Some years ago now, I attended a talk for authors on How To Promote Your Book. The speaker made the now common-place assertion that as an author of a newly published book “you can't just sit back”. This phrase has now become almost as much of a cliché as the traditional lament of authors who find their book has disappeared without trace within a month of publication, that “they” (the publishers) “did nothing at all to promote it.”
At the talk, the speaker went on to expand on various aspects of publicity and what an author could do to help matters along. It was suggested that in the brief author-biog on the inside cover of your book, you should never, ever say that the author “lives in London (or where-ever) with two cats”. This was apparently a big mistake. “Nobody cares about your cats!” the speaker told us in no uncertain terms.
Sitting in the audience I was gripped with embarrassment. The fact that I lived in London with my family and our two cats was exactly what I had just put in the author-biog in the inside cover of my latest book. I suspect I was not alone in my discomfort either, since it was quite usual for authors to list their pets in their biogs at that time, which is probably what had provoked the speaker's rebuke in the first place.
Older now, I'd like to think I'm relaxed enough to post pictures of the kitchen cupboards in our house, on which, also some years ago, I painted stylistic portraits celebrating the three cats that have lived with us over the past thirty-five years or so. Maybe nobody does care about my cats, but I am happy to admit that I do.
Leah is depicted crowned in a decidedly heraldic manner. Our first cat, Leah had already been dead for some years when this remembered likeness of her was painted. She had acquired something of a mythical status within the family by then, and was commonly referred to as the Queen of Cats. Her less majestic foibles, such as bringing a succession of young rats into the house and releasing them unharmed, to scurry away under the fridge, had largely been forgotten.
Tansy, one of the two cats already mentioned above, is seen here in a typical pose, her front leg extended in what looked alarming like a stiff-armed Nazi salute. Far too loveable to have really been a Nazi, Tan came to utilise her leg extending technique to good effect. She developed the habit of creeping up silently behind any one of us and then reaching out a paw to gently touch the chosen person on the back of the arm, thereby scaring the bejeezus out of them. She too is now buried in the garden, alongside the Queen of Cats, having gone to her rest in 2011.

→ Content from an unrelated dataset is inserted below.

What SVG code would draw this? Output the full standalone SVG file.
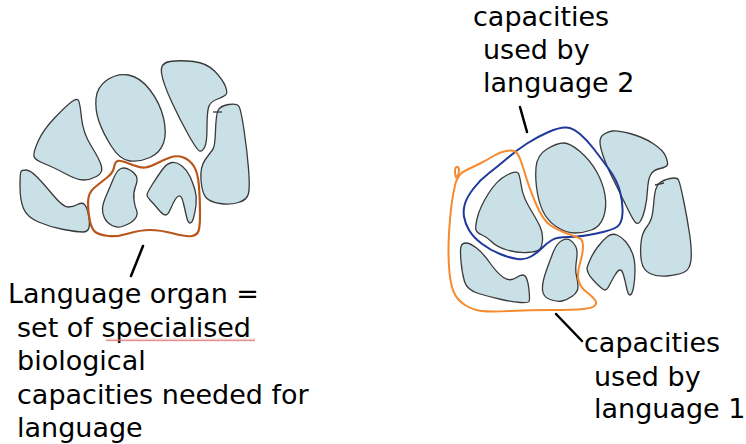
<svg xmlns="http://www.w3.org/2000/svg" width="746" height="444" viewBox="0 0 746 444">
<style>
.blob{fill:#c9e1e6;stroke:#3a3a3a;stroke-width:1.3;stroke-linejoin:round}
.tick{stroke:#3a3a3a;stroke-width:1.3}
.ptr{stroke:#000;stroke-width:2.5;stroke-linecap:round;fill:none}
.lbl{font-family:"DejaVu Sans",Verdana,sans-serif;font-size:27px;fill:#000}
.brown{fill:none;stroke:#b8561c;stroke-width:2.2}
.orange{fill:none;stroke:#f58a2e;stroke-width:2}
.blue{fill:none;stroke:#1f3a9a;stroke-width:2}
</style>
<defs>
<pattern id="squig" width="4" height="3" patternUnits="userSpaceOnUse">
<polyline points="0,2.5 1,0.5 2,2.5 3,0.5 4,2.5" fill="none" stroke="#e07070" stroke-width="0.8"/>
</pattern>
</defs>
<rect width="746" height="444" fill="#fff"/>

<g id="left-cluster">
<path id="blob-a" class="blob" d="M38,141.5 Q43,130 55,117.5 Q67,105 72,101.5 Q77,98 78.5,100.5 Q80,103 81.5,118 Q83,133 91.5,146.5 Q100,160 101.5,166.5 Q103,173 96.5,176.5 Q90,180 83.5,180 Q77,180 65,173.5 Q53,167 44,163.5 Q35,160 34,156.5 Q33,153 38,141.5Z"/>
<path id="blob-b" class="blob" d="M107,80 Q117,73 128.5,75 Q140,77 150,90 Q160,103 163.5,118 Q167,133 163.5,143 Q160,153 150,157.5 Q140,162 130,161 Q120,160 111.5,146.5 Q103,133 99,121.5 Q95,110 96,98.5 Q97,87 107,80Z"/>
<path id="blob-c" class="blob" d="M170,61.5 Q180,60 193.5,61.5 Q207,63 215,71.5 Q223,80 225.5,86.5 Q228,93 225.5,95 Q223,97 216.5,99.5 Q210,102 208.5,107.5 Q207,113 207,128 Q207,143 204.5,147.5 Q202,152 199.5,151 Q197,150 188.5,135 Q180,120 171.5,101.5 Q163,83 161.5,73 Q160,63 170,61.5Z"/>
<path id="blob-d" class="blob" d="M228.5,104.5 Q237,103 239,106.5 Q241,110 244,130 Q247,150 248.5,168.5 Q250,187 248.5,193.5 Q247,200 238.5,202.5 Q230,205 220,203.5 Q210,202 206,197.5 Q202,193 201,180 Q200,167 205,160 Q210,153 212.5,150 Q215,147 215.5,131 Q216,115 218,110.5 Q220,106 228.5,104.5Z"/>
<line class="tick" x1="213" y1="112" x2="222" y2="112"/>
<path id="blob-e" class="blob" d="M26,170 Q30,170 36.5,176.5 Q43,183 53,195 Q63,207 68,207 Q73,207 77.5,204.5 Q82,202 84.5,204.5 Q87,207 88.5,215 Q90,223 89,227.5 Q88,232 82.5,232 Q77,232 63.5,229.5 Q50,227 38.5,222 Q27,217 23.5,208.5 Q20,200 20,186.5 Q20,173 21,171.5 Q22,170 26,170Z"/>
<path id="blob-f" class="blob" d="M121,168.5 Q125,167 130,170 Q135,173 136.5,176.5 Q138,180 135.5,186.5 Q133,193 134,200 Q135,207 136.5,210 Q138,213 136.5,216.5 Q135,220 131,222.5 Q127,225 122,226.5 Q117,228 112,225.5 Q107,223 104.5,218 Q102,213 102.5,208 Q103,203 106.5,195 Q110,187 113.5,178.5 Q117,170 121,168.5Z"/>
<path id="blob-g" class="blob" d="M152,185 Q157,177 162,170 Q167,163 172,162.5 Q177,162 182,166 Q187,170 190,176.5 Q193,183 195,190 Q197,197 196,205 Q195,213 193.5,218 Q192,223 190,223 Q188,223 186.5,216.5 Q185,210 183.5,203.5 Q182,197 180,196 Q178,195 175.5,199 Q173,203 170.5,209 Q168,215 165.5,215 Q163,215 158,209 Q153,203 150,200 Q147,197 147,195 Q147,193 152,185Z"/>
</g>
<g id="language-organ-outline">
<path class="brown" d="M94,188 Q100,183 106.5,178 Q113,173 114,167.5 Q115,162 117.5,161 Q120,160 130,164 Q140,168 145,167.5 Q150,167 156.5,163.5 Q163,160 170,157.5 Q177,155 183.5,157.5 Q190,160 194,166.5 Q198,173 199,186.5 Q200,200 200,213.5 Q200,227 198.5,231 Q197,235 192,236 Q187,237 173.5,233.5 Q160,230 150,230 Q140,230 128.5,233.5 Q117,237 108.5,236 Q100,235 96,232.5 Q92,230 90,221.5 Q88,213 88,203 Q88,193 94,188Z"/>
</g>

<g id="right-cluster">
<path id="blob-r1" class="blob" d="M477.5,217 Q480,207 488.5,193.5 Q497,180 507,175 Q517,170 518.5,173.5 Q520,177 521.5,187 Q523,197 530,208.5 Q537,220 540,226.5 Q543,233 542.5,240 Q542,247 539.5,249.5 Q537,252 527,252.5 Q517,253 507,250 Q497,247 492,242 Q487,237 482,235 Q477,233 476,230 Q475,227 477.5,217Z"/>
<path id="blob-r2" class="blob" d="M547,149 Q557,143 563.5,143 Q570,143 580,151.5 Q590,160 596.5,171.5 Q603,183 605,195 Q607,207 603.5,217 Q600,227 591.5,230 Q583,233 575,233 Q567,233 558.5,228 Q550,223 545,215 Q540,207 537.5,193.5 Q535,180 536,167.5 Q537,155 547,149Z"/>
<path id="blob-r3" class="blob" d="M603.5,134.5 Q607,132 612,131 Q617,130 630,133.5 Q643,137 653,143.5 Q663,150 665.5,156 Q668,162 667.5,164.5 Q667,167 660,168.5 Q653,170 650.5,175 Q648,180 647.5,190 Q647,200 645,208.5 Q643,217 640.5,221 Q638,225 635.5,222.5 Q633,220 626.5,206.5 Q620,193 613.5,180 Q607,167 603.5,157 Q600,147 600,142 Q600,137 603.5,134.5Z"/>
<path id="blob-r4" class="blob" d="M670,178.5 Q677,177 678.5,180 Q680,183 683.5,200 Q687,217 689.5,233.5 Q692,250 691,260 Q690,270 683.5,272.5 Q677,275 667,276 Q657,277 650,273.5 Q643,270 641.5,261.5 Q640,253 641,243 Q642,233 646,228 Q650,223 651.5,218 Q653,213 654,200 Q655,187 659,183.5 Q663,180 670,178.5Z"/>
<line class="tick" x1="655" y1="185" x2="664" y2="183"/>
<path id="blob-r5" class="blob" d="M466,243 Q470,243 476.5,248 Q483,253 490,263 Q497,273 503.5,277.5 Q510,282 516.5,277.5 Q523,273 525.5,276.5 Q528,280 529,290 Q530,300 529,301.5 Q528,303 520.5,302.5 Q513,302 501.5,299.5 Q490,297 478.5,293.5 Q467,290 464.5,281.5 Q462,273 461,261.5 Q460,250 461,246.5 Q462,243 466,243Z"/>
<path id="blob-r6" class="blob" d="M562,240.5 Q567,238 570,240 Q573,242 575.5,246 Q578,250 576.5,260 Q575,270 576.5,276 Q578,282 578,287 Q578,292 572.5,296 Q567,300 562,301 Q557,302 550,299.5 Q543,297 542.5,290 Q542,283 546,271.5 Q550,260 553.5,251.5 Q557,243 562,240.5Z"/>
<path id="blob-r7" class="blob" d="M590,260 Q593,253 598,246.5 Q603,240 607.5,236.5 Q612,233 617,235 Q622,237 626,242 Q630,247 632.5,253.5 Q635,260 635,270 Q635,280 633.5,287.5 Q632,295 630,295 Q628,295 626.5,287.5 Q625,280 623.5,275 Q622,270 620,270 Q618,270 615,275 Q612,280 609.5,285 Q607,290 605,290 Q603,290 596.5,283.5 Q590,277 588.5,273.5 Q587,270 587,268.5 Q587,267 590,260Z"/>
</g>
<g id="language-2-outline">
<path class="blue" d="M465,203.5 Q467,197 473.5,188.5 Q480,180 488.5,173.5 Q497,167 507,158.5 Q517,150 527,143.5 Q537,137 548.5,132 Q560,127 566.5,127.5 Q573,128 580,134 Q587,140 593.5,148.5 Q600,157 608.5,168.5 Q617,180 620,191.5 Q623,203 622.5,213 Q622,223 617.5,226.5 Q613,230 596.5,233.5 Q580,237 568.5,237 Q557,237 552,240 Q547,243 542,248 Q537,253 531,256.5 Q525,260 517.5,259 Q510,258 500,254 Q490,250 481.5,243.5 Q473,237 469,230 Q465,223 464,216.5 Q463,210 465,203.5Z"/>
</g>
<g id="language-1-outline">
<path class="orange" d="M455.5,183.5 Q458,174 465.5,170.5 Q473,167 480,163.5 Q487,160 493.5,156 Q500,152 506,151 Q512,150 515,151.5 Q518,153 520.5,160 Q523,167 526.5,178.5 Q530,190 536.5,205 Q543,220 550,225 Q557,230 567,233.5 Q577,237 580,238.5 Q583,240 583,246.5 Q583,253 580,263 Q577,273 578.5,280 Q580,287 586.5,292 Q593,297 595,300 Q597,303 595,305.5 Q593,308 583,309 Q573,310 551.5,310 Q530,310 510,311 Q490,312 481.5,311 Q473,310 465,305 Q457,300 453.5,291.5 Q450,283 449,266.5 Q448,250 449,233.5 Q450,217 451.5,205 Q453,193 455.5,183.5Z"/>
<path class="orange" d="M456,178 C454,171 455,166 457.5,167 C460,168 459,174 457,177"/>
</g>

<g id="connectors">
<line class="ptr" x1="143" y1="246" x2="131" y2="276"/>
<line class="ptr" x1="520" y1="107" x2="527" y2="132"/>
<line class="ptr" x1="556" y1="314" x2="582" y2="341"/>
</g>

<g id="label-language-organ">
<text class="lbl" x="8" y="303">Language organ =</text>
<text class="lbl" x="17" y="336.5">set of specialised</text>
<rect x="106" y="338.5" width="149" height="3" fill="url(#squig)"/>
<text class="lbl" x="17" y="370">biological</text>
<text class="lbl" x="17" y="403.5">capacities needed for</text>
<text class="lbl" x="17" y="437">language</text>
</g>
<g id="label-language-2">
<text class="lbl" x="473" y="26">capacities</text>
<text class="lbl" x="483" y="59">used by</text>
<text class="lbl" x="483" y="92">language 2</text>
</g>
<g id="label-language-1">
<text class="lbl" x="584" y="352">capacities</text>
<text class="lbl" x="594" y="386">used by</text>
<text class="lbl" x="594" y="418">language 1</text>
</g>
</svg>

Bobbin, Tansy's litter-mate, and at the time of writing the lone survivor of this trio, is shown with a bumble-bee, as a reminder of the time she tried to eat one that had made the mistake of flying in through the open kitchen door. Bobbin came away from the encounter with a comically swollen face. The bee, I fear, was less fortunate. Now, nearly twenty years later, Bobbin has become an ancient and cantankerous creature. However, in order to show her contempt for the notion of learning from one's errors, Bobbin is still capable of making the occasional half-hearted swipe at a passing bumble-bee.